当然、選手たちには「チャレンジ」と言い続けた。
「本来とは違うポジションで選手を起用したりして、残留争いしているのにそんな余裕あるのかと言われたりもしましたけど、やっぱり自分で限界を決めてほしくない。挑戦すれば、もっと成長するかもしれないですから。選手のストロングを見て、彼らの可能性を広げてやりたいんです」
そこに、自らも監督によって成長を促されてきたという思いがあることは言うまでもない。最近改めて、「結局、湘南時代に経験したことが全部いまにつながっている気がするんですよね」とも言う。
ピッチの中に限った話ではない。
「僕が入団した頃の湘南がプロと言えるような環境じゃなかったのも、いまとなってはよかったかもしれません。練習場はないし、観客は数百人なんてこともありましたから。

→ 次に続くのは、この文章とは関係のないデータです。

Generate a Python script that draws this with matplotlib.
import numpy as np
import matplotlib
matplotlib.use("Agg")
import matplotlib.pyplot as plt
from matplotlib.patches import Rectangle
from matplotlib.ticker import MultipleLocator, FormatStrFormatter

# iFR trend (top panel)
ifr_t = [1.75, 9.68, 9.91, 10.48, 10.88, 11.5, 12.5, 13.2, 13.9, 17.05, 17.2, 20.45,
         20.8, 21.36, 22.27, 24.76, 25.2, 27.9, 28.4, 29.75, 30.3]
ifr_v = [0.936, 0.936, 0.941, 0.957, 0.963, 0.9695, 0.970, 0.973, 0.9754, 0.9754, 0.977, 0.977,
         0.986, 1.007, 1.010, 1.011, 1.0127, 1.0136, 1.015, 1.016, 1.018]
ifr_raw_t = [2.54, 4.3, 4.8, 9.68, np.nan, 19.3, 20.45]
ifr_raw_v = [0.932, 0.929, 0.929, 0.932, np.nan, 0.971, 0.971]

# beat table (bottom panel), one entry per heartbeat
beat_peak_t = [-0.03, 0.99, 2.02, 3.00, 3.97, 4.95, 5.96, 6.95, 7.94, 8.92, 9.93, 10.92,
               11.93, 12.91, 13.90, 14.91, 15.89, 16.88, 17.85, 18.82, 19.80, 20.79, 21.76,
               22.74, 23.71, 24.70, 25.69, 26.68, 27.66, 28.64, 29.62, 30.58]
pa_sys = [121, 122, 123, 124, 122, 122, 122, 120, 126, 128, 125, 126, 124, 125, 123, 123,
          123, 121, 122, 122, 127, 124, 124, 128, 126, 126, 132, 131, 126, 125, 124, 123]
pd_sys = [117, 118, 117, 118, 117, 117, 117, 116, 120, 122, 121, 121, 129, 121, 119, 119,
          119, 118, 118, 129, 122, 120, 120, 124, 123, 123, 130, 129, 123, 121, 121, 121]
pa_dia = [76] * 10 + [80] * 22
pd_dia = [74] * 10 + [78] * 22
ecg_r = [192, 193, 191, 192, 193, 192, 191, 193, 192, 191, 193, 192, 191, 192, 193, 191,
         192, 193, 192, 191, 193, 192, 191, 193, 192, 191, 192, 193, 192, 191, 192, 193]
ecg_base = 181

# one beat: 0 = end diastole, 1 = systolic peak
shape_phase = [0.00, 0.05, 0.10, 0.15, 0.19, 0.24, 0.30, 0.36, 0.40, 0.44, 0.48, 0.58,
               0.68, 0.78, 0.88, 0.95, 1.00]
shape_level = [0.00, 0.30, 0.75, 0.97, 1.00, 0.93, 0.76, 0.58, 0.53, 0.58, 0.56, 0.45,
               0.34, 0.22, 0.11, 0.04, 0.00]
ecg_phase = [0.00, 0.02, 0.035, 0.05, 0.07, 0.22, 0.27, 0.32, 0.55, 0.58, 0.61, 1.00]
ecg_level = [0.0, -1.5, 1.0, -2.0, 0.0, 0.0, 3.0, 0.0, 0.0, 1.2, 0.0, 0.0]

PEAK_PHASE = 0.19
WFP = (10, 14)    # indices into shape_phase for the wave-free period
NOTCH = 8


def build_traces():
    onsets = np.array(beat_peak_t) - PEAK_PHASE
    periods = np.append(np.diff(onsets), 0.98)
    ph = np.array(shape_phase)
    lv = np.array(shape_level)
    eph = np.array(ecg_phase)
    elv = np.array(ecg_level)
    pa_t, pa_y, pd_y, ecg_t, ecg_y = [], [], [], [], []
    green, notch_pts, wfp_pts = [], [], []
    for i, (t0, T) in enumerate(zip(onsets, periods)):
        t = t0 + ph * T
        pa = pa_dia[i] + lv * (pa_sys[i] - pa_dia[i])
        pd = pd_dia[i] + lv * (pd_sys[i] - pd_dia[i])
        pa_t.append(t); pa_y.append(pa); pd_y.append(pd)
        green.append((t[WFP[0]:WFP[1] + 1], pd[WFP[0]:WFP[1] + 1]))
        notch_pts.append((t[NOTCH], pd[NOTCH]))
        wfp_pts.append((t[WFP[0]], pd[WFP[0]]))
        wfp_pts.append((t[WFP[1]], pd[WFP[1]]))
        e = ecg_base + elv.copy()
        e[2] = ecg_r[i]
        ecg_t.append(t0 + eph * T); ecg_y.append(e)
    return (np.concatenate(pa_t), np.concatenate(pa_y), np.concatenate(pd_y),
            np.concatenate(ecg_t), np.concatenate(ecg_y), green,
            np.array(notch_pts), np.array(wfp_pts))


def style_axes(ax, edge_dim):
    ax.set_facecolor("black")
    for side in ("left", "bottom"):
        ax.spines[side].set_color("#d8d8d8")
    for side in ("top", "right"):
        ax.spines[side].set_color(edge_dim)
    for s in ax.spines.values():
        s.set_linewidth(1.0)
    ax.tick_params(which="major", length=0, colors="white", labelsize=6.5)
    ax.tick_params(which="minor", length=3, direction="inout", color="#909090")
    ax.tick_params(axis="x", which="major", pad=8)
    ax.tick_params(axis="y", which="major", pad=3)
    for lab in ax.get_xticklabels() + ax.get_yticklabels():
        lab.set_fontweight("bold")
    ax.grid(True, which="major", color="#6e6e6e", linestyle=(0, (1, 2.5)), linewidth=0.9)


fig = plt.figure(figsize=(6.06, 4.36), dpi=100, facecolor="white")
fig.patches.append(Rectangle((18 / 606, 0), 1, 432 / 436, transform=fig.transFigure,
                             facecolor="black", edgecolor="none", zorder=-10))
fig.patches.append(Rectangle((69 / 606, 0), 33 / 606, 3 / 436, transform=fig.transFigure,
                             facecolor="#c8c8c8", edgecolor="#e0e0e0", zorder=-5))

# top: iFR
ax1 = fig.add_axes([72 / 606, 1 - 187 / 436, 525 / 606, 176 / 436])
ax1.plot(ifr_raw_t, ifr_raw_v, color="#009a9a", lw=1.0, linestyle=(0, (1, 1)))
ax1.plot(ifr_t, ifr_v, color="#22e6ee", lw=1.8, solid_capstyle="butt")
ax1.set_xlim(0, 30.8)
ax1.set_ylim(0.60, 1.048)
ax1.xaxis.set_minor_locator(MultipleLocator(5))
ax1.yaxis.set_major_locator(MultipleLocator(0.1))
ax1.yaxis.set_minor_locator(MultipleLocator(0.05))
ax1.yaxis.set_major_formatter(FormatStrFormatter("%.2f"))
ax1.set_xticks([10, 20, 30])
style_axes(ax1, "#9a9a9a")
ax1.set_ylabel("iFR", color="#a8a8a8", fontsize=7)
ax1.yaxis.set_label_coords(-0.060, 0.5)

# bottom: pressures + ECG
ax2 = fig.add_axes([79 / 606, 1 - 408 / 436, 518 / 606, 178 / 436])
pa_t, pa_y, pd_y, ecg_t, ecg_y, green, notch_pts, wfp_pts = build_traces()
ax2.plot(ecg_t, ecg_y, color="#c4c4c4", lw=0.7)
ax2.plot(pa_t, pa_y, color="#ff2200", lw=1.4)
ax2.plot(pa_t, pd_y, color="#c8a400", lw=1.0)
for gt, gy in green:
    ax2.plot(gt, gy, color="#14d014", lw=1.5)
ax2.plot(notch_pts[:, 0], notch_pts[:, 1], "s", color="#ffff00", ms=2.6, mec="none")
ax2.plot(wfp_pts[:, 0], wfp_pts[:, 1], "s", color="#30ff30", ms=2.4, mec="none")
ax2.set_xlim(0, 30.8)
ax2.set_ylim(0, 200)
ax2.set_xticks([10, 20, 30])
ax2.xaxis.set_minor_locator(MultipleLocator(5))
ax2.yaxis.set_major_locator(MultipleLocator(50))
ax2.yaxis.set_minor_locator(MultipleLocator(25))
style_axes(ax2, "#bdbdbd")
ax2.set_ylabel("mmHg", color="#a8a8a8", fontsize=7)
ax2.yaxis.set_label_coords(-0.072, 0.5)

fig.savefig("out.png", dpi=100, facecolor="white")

でも、そこから少しずつサポーターが増えて、会社も成長して、という過程をサッカーをやりながら感じることができた。クラブが目指す未来像があって、それを一緒に歩ませてもらっている感じもあったし、だからこそ責任感も出てきました。
引退した後のフロント経験も含めて、ホントあの頃やってきたことが、僕の中で全部いわきFCにつながっているんですよね」
だからこそ、いわきFCにやってきてから田村は「カルチャー作り」と言い続けた。時には試合後の会見でさえ、「いまは勝敗よりもカルチャー作り」と答えることもあった。
チームにカルチャーを根付かせ、クラブのフィロソフィを広め、存在意義を明確にすること。それこそがホームタウンとサポーターを創り、クラブを発展させることにつながると知っていたからだ。
■「次の景色」を見るために。
「いわきがいいなと思うのは、みんなが前を向いていることです。クラブもホームタウンも矢印が前向きに出ている。もちろんそこには『震災から』という背景があります。

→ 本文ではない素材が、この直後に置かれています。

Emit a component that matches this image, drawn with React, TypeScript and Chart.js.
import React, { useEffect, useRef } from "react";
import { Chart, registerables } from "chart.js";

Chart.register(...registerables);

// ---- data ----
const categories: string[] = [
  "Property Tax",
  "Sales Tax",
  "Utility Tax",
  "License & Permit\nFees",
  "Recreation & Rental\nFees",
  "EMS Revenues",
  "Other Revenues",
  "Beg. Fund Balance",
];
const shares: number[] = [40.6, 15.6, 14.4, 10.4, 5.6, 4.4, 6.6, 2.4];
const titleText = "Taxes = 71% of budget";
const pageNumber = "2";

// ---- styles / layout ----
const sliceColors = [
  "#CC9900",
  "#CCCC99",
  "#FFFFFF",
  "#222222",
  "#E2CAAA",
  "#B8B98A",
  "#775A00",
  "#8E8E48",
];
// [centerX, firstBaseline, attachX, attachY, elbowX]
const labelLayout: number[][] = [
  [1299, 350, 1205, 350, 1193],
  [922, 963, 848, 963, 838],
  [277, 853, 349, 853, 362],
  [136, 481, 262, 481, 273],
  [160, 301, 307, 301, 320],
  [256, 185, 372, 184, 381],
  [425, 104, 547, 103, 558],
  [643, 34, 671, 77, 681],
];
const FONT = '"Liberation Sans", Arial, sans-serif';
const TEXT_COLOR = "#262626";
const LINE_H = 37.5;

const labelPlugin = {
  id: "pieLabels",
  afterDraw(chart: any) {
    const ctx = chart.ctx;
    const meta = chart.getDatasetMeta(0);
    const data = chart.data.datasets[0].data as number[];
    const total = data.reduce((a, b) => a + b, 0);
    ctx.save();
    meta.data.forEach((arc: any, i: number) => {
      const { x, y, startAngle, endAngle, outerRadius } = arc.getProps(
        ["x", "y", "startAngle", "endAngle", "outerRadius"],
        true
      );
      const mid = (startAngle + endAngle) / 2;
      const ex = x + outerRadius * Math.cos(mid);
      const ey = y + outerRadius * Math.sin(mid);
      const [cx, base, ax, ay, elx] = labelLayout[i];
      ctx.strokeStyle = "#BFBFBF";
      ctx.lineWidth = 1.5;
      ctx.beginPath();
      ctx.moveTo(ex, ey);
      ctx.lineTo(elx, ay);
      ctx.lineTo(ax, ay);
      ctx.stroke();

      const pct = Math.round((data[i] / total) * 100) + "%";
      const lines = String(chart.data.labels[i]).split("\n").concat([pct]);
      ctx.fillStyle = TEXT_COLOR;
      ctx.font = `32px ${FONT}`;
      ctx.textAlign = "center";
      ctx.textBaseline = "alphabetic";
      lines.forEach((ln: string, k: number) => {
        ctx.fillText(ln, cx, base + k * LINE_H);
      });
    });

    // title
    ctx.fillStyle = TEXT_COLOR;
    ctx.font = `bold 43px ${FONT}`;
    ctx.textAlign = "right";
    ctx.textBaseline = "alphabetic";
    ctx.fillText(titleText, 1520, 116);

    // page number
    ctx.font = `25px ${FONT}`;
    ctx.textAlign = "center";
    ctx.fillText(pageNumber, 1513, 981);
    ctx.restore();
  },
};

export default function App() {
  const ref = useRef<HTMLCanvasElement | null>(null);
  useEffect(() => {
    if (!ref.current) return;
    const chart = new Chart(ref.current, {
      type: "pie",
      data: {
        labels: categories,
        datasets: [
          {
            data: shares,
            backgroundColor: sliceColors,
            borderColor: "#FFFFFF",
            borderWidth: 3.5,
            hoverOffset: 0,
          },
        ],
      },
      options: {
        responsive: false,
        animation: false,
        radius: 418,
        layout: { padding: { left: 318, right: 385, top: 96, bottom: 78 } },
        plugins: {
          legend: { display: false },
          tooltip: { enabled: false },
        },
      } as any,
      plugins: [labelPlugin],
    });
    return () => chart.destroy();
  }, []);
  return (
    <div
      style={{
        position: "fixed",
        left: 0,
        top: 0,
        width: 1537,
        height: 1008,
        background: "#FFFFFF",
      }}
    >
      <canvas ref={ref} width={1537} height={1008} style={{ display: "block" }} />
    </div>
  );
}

当然、前に進めば新たな課題にぶつかります。でも、それを克服しようとしてまた前へ出る。とにかく前を向いていること。それがいわきは大事なんです。
だからサッカーもそうじゃなきゃいけない。前向きの矢印を出しながら、90分間倒れずに躍動する。サッカーのスタイルとか色々ありますけど、そこさえブレなければサポーターの心には届くはずです」
実は監督就任を躊躇しなかった理由もそこにあったらしい。
「いままでJリーグでは監督が代わるとサッカーも変わるチームが多かったと思います。そして、うまくいかないとまた監督を代えて、それもダメならまた次…という感じで。でも、それではクラブのフィロソフィを体現なんてできません。
そもそも監督はそのクラブのフィロソフィに合った人を選ぶべきなんです。その意味では、僕はこのクラブを作ってきているわけだからすんなりできる。もちろん自分のサッカー観を変える必要もない。だから、ブレるはずもなかったんです」
無論、勝負の世界だ。いつも順風なはずもない。
昨シーズンは降格圏から脱出。残留を果たすことができたが、勝てなければ批判の的となるのは監督である。
内心が揺れることだって、きっと…。
「勝てば選手が誉められ、負ければ監督のせい。そういう仕事ですから。批判されることは最初からわかってます。
もちろん一切の言い訳はしません。ダメなら責任を取る。その覚悟がないと監督を受けたりしませんよ」
そうだった。これまでだって逆境に身を投じてきたのだ。困難な役割を引き受け続けてきたのだ。
そんな覚悟はとっくにできているに決まっている。
それでも、あんまりきっぱり男らしいものだから、少し意地悪をしたくなって続けた。
そりゃそうだろうけど、色んな人が色んなことを呟いて、それが増幅して聞こえてくる時代だし、以前のように下部リーグじゃなくてJ2だし、存在感が増した分、矢は四方八方から飛んでくるし、ホントのホントは内心大変なんじゃないの?
「それは本音を言えば…もちろん苦しいときもありますよ、苦しくないと言えば嘘になる。
でも、プロフェッショナルって苦しむことでしょう。苦しくても苦しんでいるふうに見せないというか、何て言うんですかね…必死なんですよ。勝つために必死」
そうか、プロフェッショナルは苦しいものなのだ。挑戦とは必死なことなのだ。そして、だからこそ価値があるのだ…なんて得心していたら、田村がもう一つ、心の中を打ち明けてくれた。
「このオフ、『次の景色が見たいな』と思ったんですよね。
というのも、僕、このチームをサポーターが一人しかいないときから見てるんです。その頃、スタジアムが真っ赤になったら、もうお腹いっぱいです、とか言ってたんです。それが去年あんなに赤くなって……。
そしたら今度は、また次の景色を見てみたくなったんです。僕も見たいし、みんなにも見せてあげたいなと…」
いわきFC、次の景色へ――。
新しいシーズンがもうすぐ始まる。